People came from afar to the area replete with manomin, muskrat, ducks and geese drawn by wild rice beds.

And then the dam was built. The lake rose and flooded the wild rice beds, the channel and the surrounding land.

Now, the waterway is wide and shallow, lined with sandy shores. Two more channels also flow into the bay.

There is no wild rice; the geese and ducks fly past.

“Life is different. Visitors come but not for wild rice.”

This brief history of Mitaanjigamiing First Nation, about 70 kilometres north of Fort Frances, Ont., posted on the Nation’s website, conveys the damage done when a dam was erected across the Rainy River in 1909 between Fort Frances and International Falls.

It flooded the reserve, changing the land and its inhabitants’ way of life forever. And it has continued to cause flooding in the century since, forcing evacuations, threatening homes and infrastructure and destroying roads.

Canada and Ontario are finally compensating the Mitaanjigamiing First Nation.

A joint press release Tuesday announced the First Nation had reached an $84.45-million settlement with the federal and provincial governments for “the unauthorized and uncompensated flooding of reserve land.”

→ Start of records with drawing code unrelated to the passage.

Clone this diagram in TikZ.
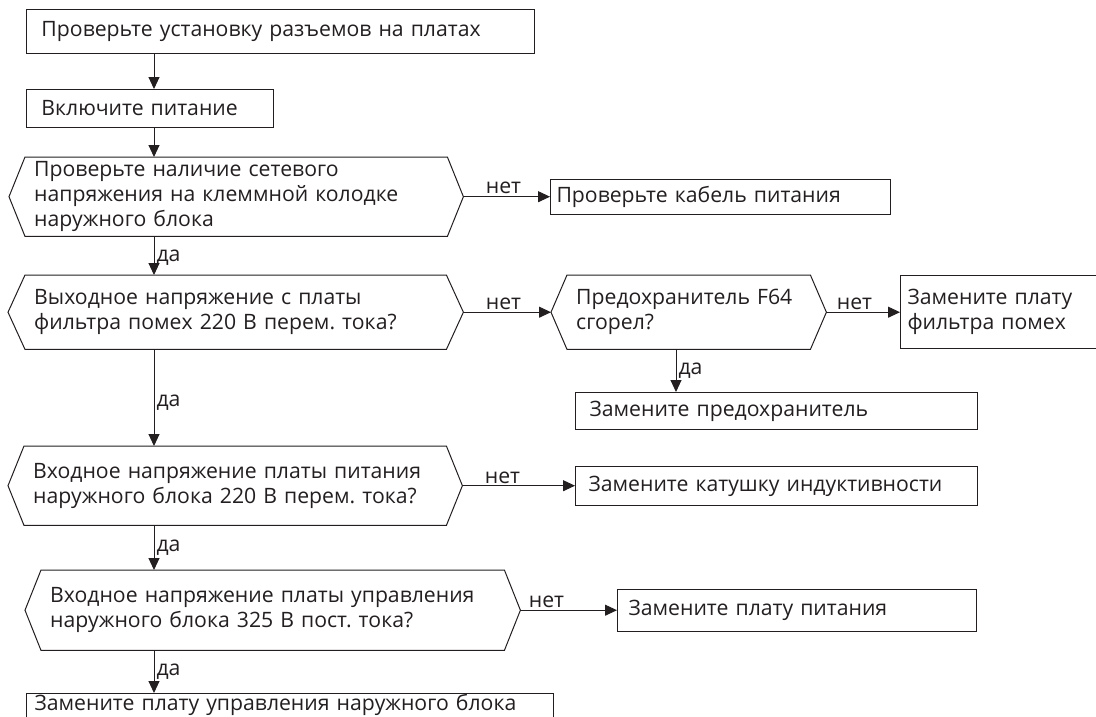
\documentclass[tikz,border=0pt]{standalone}
\usepackage{fontspec}
\setmainfont{Open Sans}
\usetikzlibrary{arrows.meta}

\definecolor{ink}{HTML}{231F20}
\frenchspacing

\tikzset{
    box/.style={draw=ink, line width=1pt, rectangle, anchor=north west, align=left, inner ysep=0pt, inner xsep=#1},
    box/.default=14pt,
    dec/.style={rectangle, anchor=north west, align=left, inner ysep=0pt, inner xsep=9pt},
    arr/.style={draw=ink, line width=1pt, -{Triangle[length=12pt,width=11pt]}},
    lbl/.style={inner sep=2pt, text=ink}
}

% шестиугольник решения вокруг узла #1, острие #2
\newcommand{\hexdec}[2]{%
    \draw[ink, line width=1pt] (#1.north west) -- (#1.north east) -- ([xshift=#2]#1.east)
        -- (#1.south east) -- (#1.south west) -- ([xshift=-#2]#1.west) -- cycle;
    \coordinate (#1-r) at ([xshift=#2]#1.east);
    \coordinate (#1-l) at ([xshift=-#2]#1.west);
}

\begin{document}
\begin{tikzpicture}[x=1pt, y=-1pt, font=\fontsize{21.2}{25}\selectfont, text=ink]
    \useasboundingbox (0,0) rectangle (1096,716);
    \clip (0,0) rectangle (1096,716);

    % основная колонка
    \coordinate (spine) at (154,0);
    \coordinate (spine2) at (676,0);

    \node[box=15pt, text width=478pt, minimum height=44pt] (b1) at (26,9) {Проверьте установку разъемов на платах};
    \node[box=15pt, text width=217pt, minimum height=38pt] (b2) at (26,89) {Включите питание};

    \node[dec, text width=404pt, minimum height=79pt] (d1) at (25,157)
        {Проверьте наличие сетевого\\напряжения на клеммной колодке\\наружного блока};
    \hexdec{d1}{16pt}
    \node[box=6pt, text width=328pt, minimum height=35pt] (k1) at (550,179) {Проверьте кабель питания};

    \node[dec, text width=403pt, minimum height=74pt] (d2) at (25,275)
        {Выходное напряжение с платы\\фильтра помех 220 В перем. тока?};
    \hexdec{d2}{17pt}
    \node[dec, text width=225pt, minimum height=74pt] (d3) at (567,275)
        {Предохранитель F64\\сгорел?};
    \hexdec{d3}{16pt}
    \node[box=7pt, text width=196pt, minimum height=73pt] (k4) at (900,275)
        {Замените плату\\фильтра помех};
    \node[box=14pt, text width=374pt, minimum height=37pt] (p) at (575,392) {Замените предохранитель};

    \node[dec, text width=404pt, minimum height=79pt] (d4) at (24,446)
        {Входное напряжение платы питания\\наружного блока 220 В перем. тока?};
    \hexdec{d4}{16pt}
    \node[box=13pt, text width=376pt, minimum height=39pt] (k2) at (575,466) {Замените катушку индуктивности};

    \node[dec, text width=445pt, minimum height=80pt] (d5) at (41,570)
        {Входное напряжение платы управления\\наружного блока 325 В пост. тока?};
    \hexdec{d5}{16pt}
    \node[box=11pt, text width=337pt, minimum height=42pt] (k3) at (617,589) {Замените плату питания};

    \node[box=8pt, draw=none, text width=510pt, minimum height=22pt] (f) at (26,693)
        {Замените плату управления наружного блока};
    \draw[ink, line width=1pt] ([yshift=-20pt]f.south west) -- (f.north west) -- (f.north east) -- ([yshift=-20pt]f.south east);

    % стрелки вниз
    \draw[arr] (b1.south -| spine) -- (b2.north -| spine);
    \draw[arr] (b2.south -| spine) -- (d1.north -| spine);
    \draw[arr] (d1.south -| spine) -- node[lbl, right, pos=0.55] {да} (d2.north -| spine);
    \draw[arr] (d2.south -| spine) -- node[lbl, right, pos=0.55] {да} (d4.north -| spine);
    \draw[arr] (d4.south -| spine) -- node[lbl, right, pos=0.5] {да} (d5.north -| spine);
    \draw[arr] (d5.south -| spine) -- node[lbl, right, pos=0.5] {да} (f.north -| spine);
    \draw[arr] (d3.south -| spine2) -- node[lbl, right, pos=0.5] {да} (p.north -| spine2);

    % ветви "нет"
    \draw[arr] (d1-r) -- node[lbl, above right, at start, xshift=20pt] {нет} (d1-r -| k1.west);
    \draw[arr] (d2-r) -- node[lbl, above right, at start, xshift=20pt] {нет} (d2-l -| d3-l);
    \draw[arr] (d3-r) -- node[lbl, above right, at start, xshift=8pt] {нет} (d3-r -| k4.west);
    \draw[arr] (d4-r) -- node[lbl, above right, at start, xshift=20pt] {нет} (d4-r -| k2.west);
    \draw[arr] (d5-r) -- node[lbl, above right, at start, xshift=6pt] {нет} (d5-r -| k3.west);
\end{tikzpicture}
\end{document}
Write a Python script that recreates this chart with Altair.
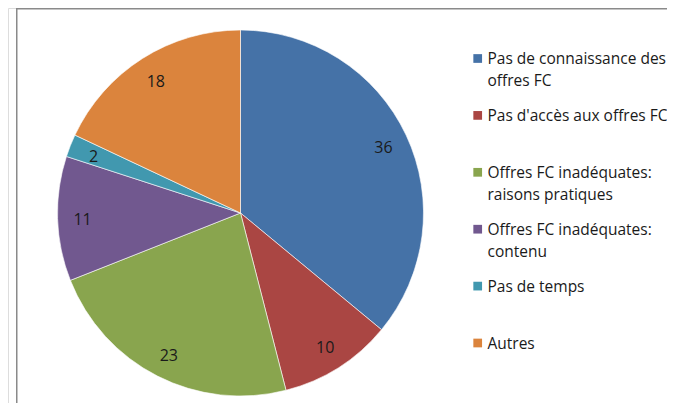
import altair as alt
import pandas as pd

categories = [
    "Pas de connaissance des offres FC",
    "Pas d'accès aux offres FC",
    "Offres FC inadéquates: raisons pratiques",
    "Offres FC inadéquates: contenu",
    "Pas de temps",
    "Autres",
]
legend_labels = [
    "Pas de connaissance des\noffres FC",
    "Pas d'accès aux offres FC",
    "Offres FC inadéquates:\nraisons pratiques",
    "Offres FC inadéquates:\ncontenu",
    "Pas de temps",
    "Autres",
]
values = [36, 10, 23, 11, 2, 18]
colors = ["#4572A7", "#AA4643", "#89A54E", "#71588F", "#4198AF", "#DB843D"]

df = pd.DataFrame({
    "category": categories,
    "label": legend_labels,
    "value": values,
    "order": list(range(len(categories))),
})

FONT = "Open Sans"
W, H = 659, 395
CX, CY, R = 232.5, 205, 183

color = alt.Color("category:N", scale=alt.Scale(domain=categories, range=colors), legend=None)

base = alt.Chart(df)

pie = base.mark_arc(outerRadius=R, stroke="#ffffff", strokeWidth=0.6).encode(
    theta=alt.Theta("value:Q", stack=True),
    color=color,
    order=alt.Order("order:Q"),
    x=alt.value(CX),
    y=alt.value(CY),
)

pie_labels = base.mark_text(radius=158, font=FONT, fontSize=16, color="#1a1a1a", dy=2).encode(
    theta=alt.Theta("value:Q", stack=True),
    order=alt.Order("order:Q"),
    text=alt.Text("value:Q"),
    x=alt.value(CX),
    y=alt.value(CY),
)

ypos = alt.Y("category:N", sort=categories, axis=None,
             scale=alt.Scale(type="point", range=[50.5, 335], padding=0))

leg_sym = base.mark_point(shape="square", filled=True, size=76, opacity=1).encode(
    y=ypos,
    x=alt.value(469.7),
    color=color,
)

leg_txt = base.mark_text(align="left", baseline="top", dy=-6.3, lineBreak="\n",
                         lineHeight=22, font=FONT, fontSize=15.5, color="#1a1a1a").encode(
    y=ypos,
    x=alt.value(479.5),
    text="label:N",
)

frame_df = pd.DataFrame({"a": [0]})
left_line = alt.Chart(frame_df).mark_rule(color="#8a8a8a", strokeWidth=1.5).encode(
    x=alt.value(8.75), y=alt.value(0), y2=alt.value(H)
)
top_line = alt.Chart(frame_df).mark_rule(color="#8a8a8a", strokeWidth=1.5).encode(
    x=alt.value(8), x2=alt.value(W), y=alt.value(0.75)
)

chart = alt.layer(left_line, top_line, pie, pie_labels, leg_sym, leg_txt).properties(
    width=W, height=H, padding=0, autosize=alt.AutoSizeParams(type="none")
).configure_view(stroke=None).configure(background="#ffffff")

chart.save("out.html", embed_options={"renderer": "svg", "actions": False})
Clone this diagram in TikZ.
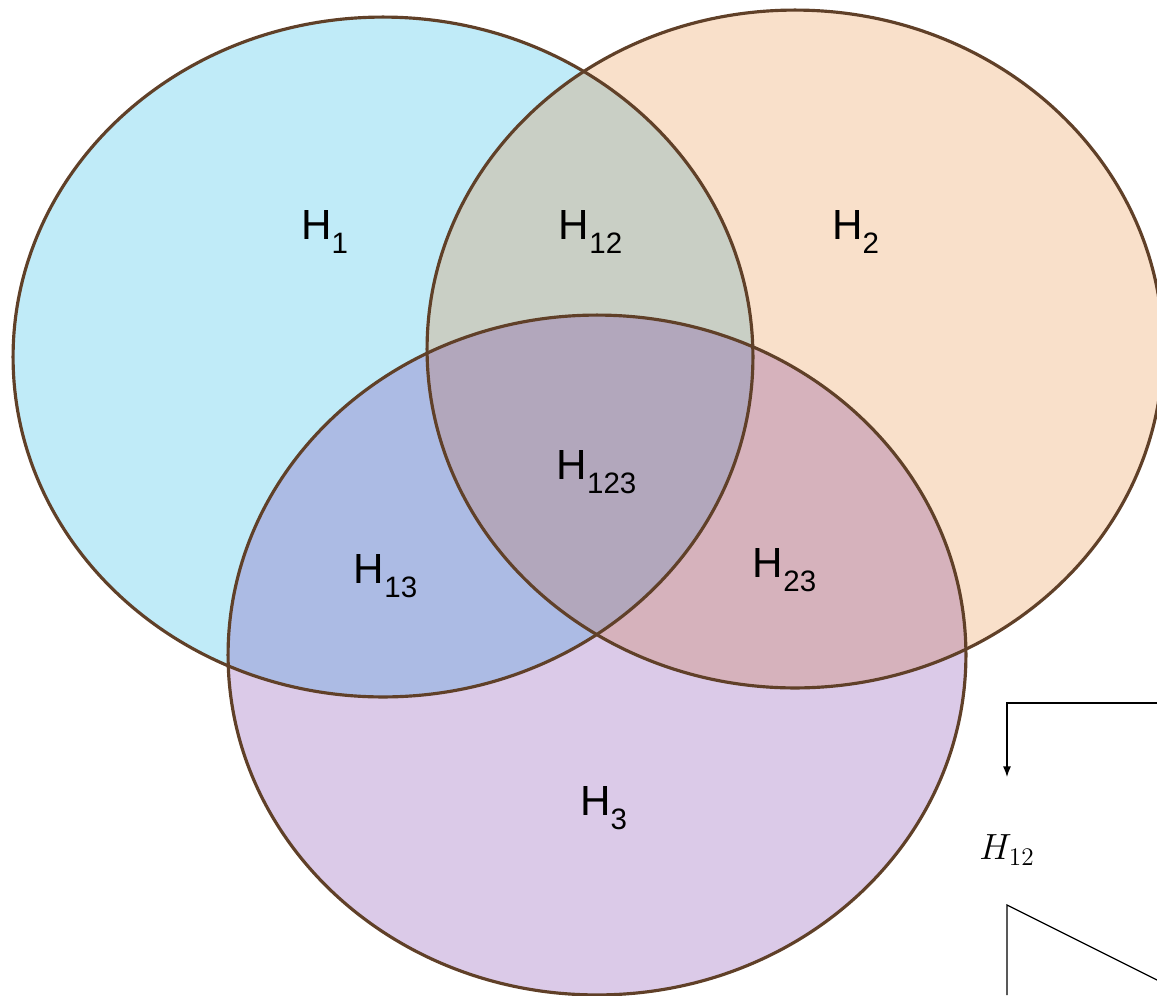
\documentclass[tikz,border=0pt]{standalone}
\usepackage{fontspec}
\setmainfont{Liberation Sans}
\usepackage{xcolor}
\usepackage{tikz}
\usetikzlibrary{calc, positioning, arrows.meta}

\definecolor{cOne}{RGB}{192,235,248}
\definecolor{cTwo}{RGB}{249,224,202}
\definecolor{cThree}{RGB}{219,202,232}
\definecolor{cOneTwo}{RGB}{201,207,197}
\definecolor{cOneThree}{RGB}{172,187,228}
\definecolor{cTwoThree}{RGB}{214,178,188}
\definecolor{cAll}{RGB}{178,167,188}
\definecolor{rim}{RGB}{96,64,40}

\newcommand{\ellOne}{(383,357) ellipse [x radius=7.4cm, y radius=6.8cm]}
\newcommand{\ellTwo}{(795,349) ellipse [x radius=7.36cm, y radius=6.78cm]}
\newcommand{\ellThree}{(597,655) ellipse [x radius=7.38cm, y radius=6.8cm]}
\newcommand{\sub}[1]{\raisebox{-0.32ex}{\textsubscript{#1}}}

\begin{document}
\begin{tikzpicture}[>=latex, x=0.02cm, y=-0.02cm,
    lbl/.style={font=\fontsize{24}{28}\selectfont}]
    \useasboundingbox (0,0) rectangle (1157,995);
    \clip (0,0) rectangle (1157,995);

    % Tô các tập
    \fill[cOne] \ellOne;
    \fill[cTwo] \ellTwo;
    \fill[cThree] \ellThree;
    \begin{scope}
        \clip \ellOne;
        \fill[cOneTwo] \ellTwo;
        \fill[cOneThree] \ellThree;
    \end{scope}
    \begin{scope}
        \clip \ellTwo;
        \fill[cTwoThree] \ellThree;
    \end{scope}
    \begin{scope}
        \clip \ellOne;
        \clip \ellTwo;
        \fill[cAll] \ellThree;
    \end{scope}

    % Viền
    \draw[rim, line width=1.8pt] \ellOne;
    \draw[rim, line width=1.8pt] \ellTwo;
    \draw[rim, line width=1.8pt] \ellThree;

    % Nhãn
    \node[lbl] (h1) at (325,232) {H\sub{1}};
    \node[lbl] (h12) at (591,232) {H\sub{12}};
    \node[lbl] (h2) at (856,232) {H\sub{2}};
    \node[lbl] (h123) at (597,472) {H\sub{123}};
    \node[lbl] (h13) at (386,576) {H\sub{13}};
    \node[lbl] (h23) at (785,570) {H\sub{23}};
    \node[lbl] (h3) at (604,808) {H\sub{3}};

    % Phần hình bị cắt
    \coordinate (a) at (1157,703);
    \coordinate (b) at (1007,703);
    \coordinate (c) at (1007,777);
    \node[font=\fontsize{22}{26}\selectfont] (hx) at (1007,850) {$H_{12}$};
    \coordinate (d) at (1007,995);
    \coordinate (e) at (1007,905);
    \coordinate (f) at (1157,980);
    \draw[-{Latex[length=6pt, width=4.5pt]}, line width=0.7pt] (a) -- (b) -- (c);
    \draw[line width=0.7pt] (d) -- (e) -- (f);
\end{tikzpicture}
\end{document}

A joint press release Tuesday announced the First Nation had reached an $84.45-million settlement with the federal and provincial governments for “the unauthorized and uncompensated flooding of reserve land.”

Canada will pay $45.05 million and Ontario, $39.4 million.

Mitaanjigamiing filed its claim in 1994, but it wasn’t accepted for negotiation by Ontario until 2003 and the feds in 2009, a century after the dam was built.

“After many years of negotiations, I am very pleased to state that a former long outstanding Chief, the late Allan Henderson Sr.’s vision was to file these claims for the future generations,” said Mitaanjigamiing Chief Janice Henderson in a joint statement with the provincial and federal governments. “This flood claim … will provide prosperity for our children and youth today and for our future generations.”

Jaime Battiste, parliamentary secretary to federal Crown-Indigenous Relations Minister Marc Miller, called the settlement “an important step.”

“Today, we acknowledge Canada’s failure to protect the community’s lands and reiterate our commitment to rebuilding the broken trust,” Battiste said in a statement. “Together, we will continue to address these historical wrongs and support Mitaanjigamiing First Nation as it builds toward a brighter future for their community.”

Ontario’s Indigenous Affairs Minister Greg Rickford said the settlement “demonstrates Ontario’s commitment to rectifying historical wrongs and moving forward together on the path of reconciliation.”